The PUC still must review performance-based ratemaking plans of SDG&E and SoCalEd. PG&E must file a general rate case later this year, so the PUC deferred final adjustments to total revenues until those cases have been decided.

The PUC rejected the allocation of generation costs to distribution customers, finding that to do so would subject monopoly customers to competitive products costs.

The PUC said that its most recently adopted revenue-allocation method determines marginal costs for each customer class. It then reaches the adopted revenue requirement by adjusting the rate by an equal percent of marginal cost for each class.

SoCalEd proposed applying the "equal percentage of marginal cost" method, based on total revenues instead of by function. The PUC agreed.

Transition Charges. The PUC rejected the utilities' suggestion for calculating the competitive transition charge. The proposal would have calculated the CTC as the residual cost after calculating all other costs, including the PX price. The charge would have been the difference of the rate at rate-freeze levels and the combination of all other costs: the PX price, the distribution rate, the transmission rate, the public-purpose program surcharge and the nuclear decommissioning surcharge.

Since the CTC can't be known in advance, the utilities would have used real-time pricing and would have "trued-up" the difference after finishing the ISO settlements process.

PUC President P. Gregory Conlon had disagreed with this method of CTC calculation in an alternative proposed order. He said it would mask or distort price signals, create inefficiencies, especially among customers who can shift loads, and reduce peak system demand. Conlon argued in favor of an averaged CTC.

The PUC agreed with Conlon. It implemented an averaged, ex post energy cost for utility service customers. That in turn, through residual calculation, provides an averaged CTC rate for all customers.

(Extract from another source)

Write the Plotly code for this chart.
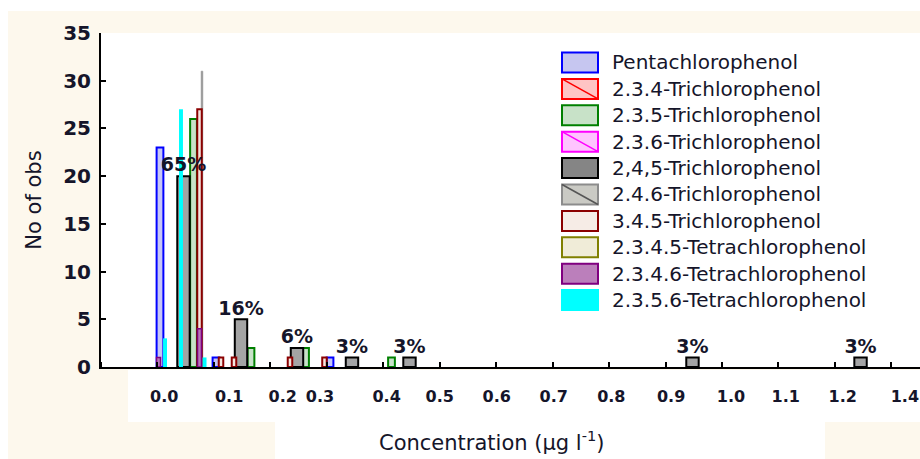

Calculations of the average energy costs and the derived average CTC charges will be made for each rate class. The PUC explained that averaging is done weekly, then a rolling average of usually four weeks is calculated to cover the monthly billing cycles for different customers. The series of about one-month averages of PX energy costs is used to calculate residually the averaged CTC on a billing-cycle basis. The PUC said one month was the minimal period for calculating averaged CTC. It's open to proposals for longer averaging periods and for proposals using forecasted PX energy costs.